The request: Return only the lines from the top of the data down to the one that holds "return (H - B - y) / PH", both included, without any pictures.

Information supplied:

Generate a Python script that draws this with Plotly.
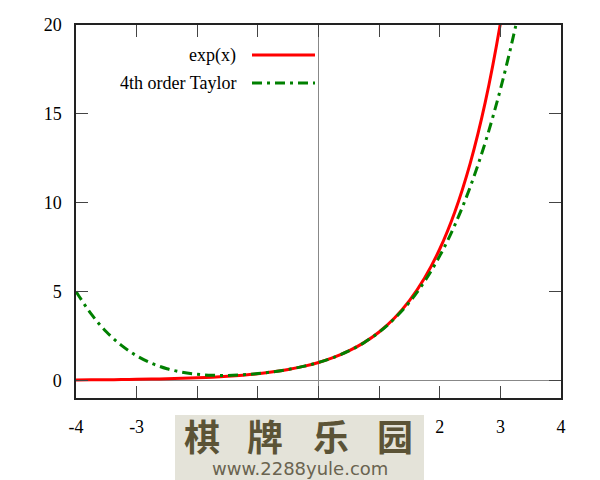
import plotly.graph_objects as go

# ---- data ----
x_vals = [-4.0, -3.75, -3.5, -3.25, -3.0, -2.75, -2.5, -2.25, -2.0, -1.75, -1.5, -1.25,
          -1.0, -0.75, -0.5, -0.25, 0.0, 0.25, 0.5, 0.75, 1.0, 1.25, 1.5, 1.75,
          2.0, 2.25, 2.5, 2.75, 3.0, 3.25, 3.5]
exp_vals = [0.018, 0.024, 0.030, 0.039, 0.050, 0.064, 0.082, 0.105, 0.135, 0.174, 0.223, 0.287,
            0.368, 0.472, 0.607, 0.779, 1.000, 1.284, 1.649, 2.117, 2.718, 3.490, 4.482, 5.755,
            7.389, 9.488, 12.18, 15.64, 20.09, 25.79, 33.12]
taylor_vals = [5.000, 3.732, 2.732, 1.959, 1.375, 0.948, 0.648, 0.451, 0.333, 0.279, 0.273, 0.308,
               0.375, 0.474, 0.607, 0.779, 1.000, 1.284, 1.648, 2.115, 2.708, 3.459, 4.398, 5.565,
               7.000, 8.748, 10.857, 13.380, 16.375, 19.901, 24.023]
series_names = ["exp(x)", "4th order Taylor"]
x_ticks = [-4, -3, -2, -1, 0, 1, 2, 3, 4]
y_ticks = [0, 5, 10, 15, 20]
watermark_chars = ["棋", "牌", "乐", "园"]
watermark_url = "www.2288yule.com"

W, H = 600, 480
L, R, T, B = 76, 39, 25, 82
PW, PH = W - L - R, H - T - B


def px(x):
    return (x - L) / PW


def py(y):
    return (H - B - y) / PH


SERIF = "Liberation Serif"
RED = "#ff0000"
GREEN = "#008000"
DASHDOT = "10px,5px,3px,5px"

fig = go.Figure()
fig.add_trace(go.Scatter(x=x_vals, y=exp_vals, mode="lines", name=series_names[0],
                         line=dict(color=RED, width=3, shape="spline"), showlegend=False))
fig.add_trace(go.Scatter(x=x_vals, y=taylor_vals, mode="lines", name=series_names[1],
                         line=dict(color=GREEN, width=3, shape="spline", dash=DASHDOT),
                         showlegend=False))

axis_common = dict(
    showgrid=False, ticks="inside", ticklen=12, tickcolor="#444", tickwidth=1,
    showline=True, linecolor="#222", linewidth=1.5, mirror="ticks",
    zeroline=True, zerolinecolor="#888", zerolinewidth=1,
    tickfont=dict(family=SERIF, size=18, color="black"),
)
fig.update_xaxes(range=[-4, 4], tickvals=x_ticks, ticktext=[str(v) for v in x_ticks],
                 ticklabelstandoff=12, **axis_common)
fig.update_yaxes(range=[-1, 20], tickvals=y_ticks, ticktext=[str(v) for v in y_ticks],
                 ticklabelstandoff=9, **axis_common)

shapes = []
annotations = []
# manual legend (text right-aligned, sample line to its right)
legend_rows = [(series_names[0], RED, "solid", 55), (series_names[1], GREEN, DASHDOT, 83)]
for name, col, dash, yy in legend_rows:
    annotations.append(dict(xref="paper", yref="paper", x=px(238), y=py(yy), text=name,
                            showarrow=False, xanchor="right", yanchor="middle",
                            font=dict(family=SERIF, size=18, color="black")))
    shapes.append(dict(type="line", xref="paper", yref="paper", x0=px(252), x1=px(315),
                       y0=py(yy), y1=py(yy), line=dict(color=col, width=3, dash=dash)))

# watermark overlay
shapes.append(dict(type="rect", xref="paper", yref="paper", x0=px(175), x1=px(424),
                   y0=py(415), y1=py(480), fillcolor="#e4e3d9", line=dict(width=0), layer="above"))
for ch, cx in zip(watermark_chars, [202, 265, 331, 395]):
    annotations.append(dict(xref="paper", yref="paper", x=px(cx), y=py(435), text="<b>" + ch + "</b>",
                            showarrow=False, xanchor="center", yanchor="middle",
                            font=dict(family="Noto Sans CJK SC", size=36, color="#5b5336")))
annotations.append(dict(xref="paper", yref="paper", x=px(300), y=py(469), text=watermark_url,
                        showarrow=False, xanchor="center", yanchor="middle",
                        font=dict(family="DejaVu Sans", size=18, color="#6a6350")))

fig.update_layout(
    width=W, height=H, margin=dict(l=L, r=R, t=T, b=B, pad=0),
    plot_bgcolor="white", paper_bgcolor="white",
    shapes=shapes, annotations=annotations, showlegend=False,
)

fig.write_html("out.html", config={"displayModeBar": False},
               post_script="document.body.style.margin='0';document.body.style.overflow='hidden';")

Solution for this exercise:
Generate a Python script that draws this with Plotly.
import plotly.graph_objects as go

# ---- data ----
x_vals = [-4.0, -3.75, -3.5, -3.25, -3.0, -2.75, -2.5, -2.25, -2.0, -1.75, -1.5, -1.25,
          -1.0, -0.75, -0.5, -0.25, 0.0, 0.25, 0.5, 0.75, 1.0, 1.25, 1.5, 1.75,
          2.0, 2.25, 2.5, 2.75, 3.0, 3.25, 3.5]
exp_vals = [0.018, 0.024, 0.030, 0.039, 0.050, 0.064, 0.082, 0.105, 0.135, 0.174, 0.223, 0.287,
            0.368, 0.472, 0.607, 0.779, 1.000, 1.284, 1.649, 2.117, 2.718, 3.490, 4.482, 5.755,
            7.389, 9.488, 12.18, 15.64, 20.09, 25.79, 33.12]
taylor_vals = [5.000, 3.732, 2.732, 1.959, 1.375, 0.948, 0.648, 0.451, 0.333, 0.279, 0.273, 0.308,
               0.375, 0.474, 0.607, 0.779, 1.000, 1.284, 1.648, 2.115, 2.708, 3.459, 4.398, 5.565,
               7.000, 8.748, 10.857, 13.380, 16.375, 19.901, 24.023]
series_names = ["exp(x)", "4th order Taylor"]
x_ticks = [-4, -3, -2, -1, 0, 1, 2, 3, 4]
y_ticks = [0, 5, 10, 15, 20]
watermark_chars = ["棋", "牌", "乐", "园"]
watermark_url = "www.2288yule.com"

W, H = 600, 480
L, R, T, B = 76, 39, 25, 82
PW, PH = W - L - R, H - T - B


def px(x):
    return (x - L) / PW


def py(y):
    return (H - B - y) / PH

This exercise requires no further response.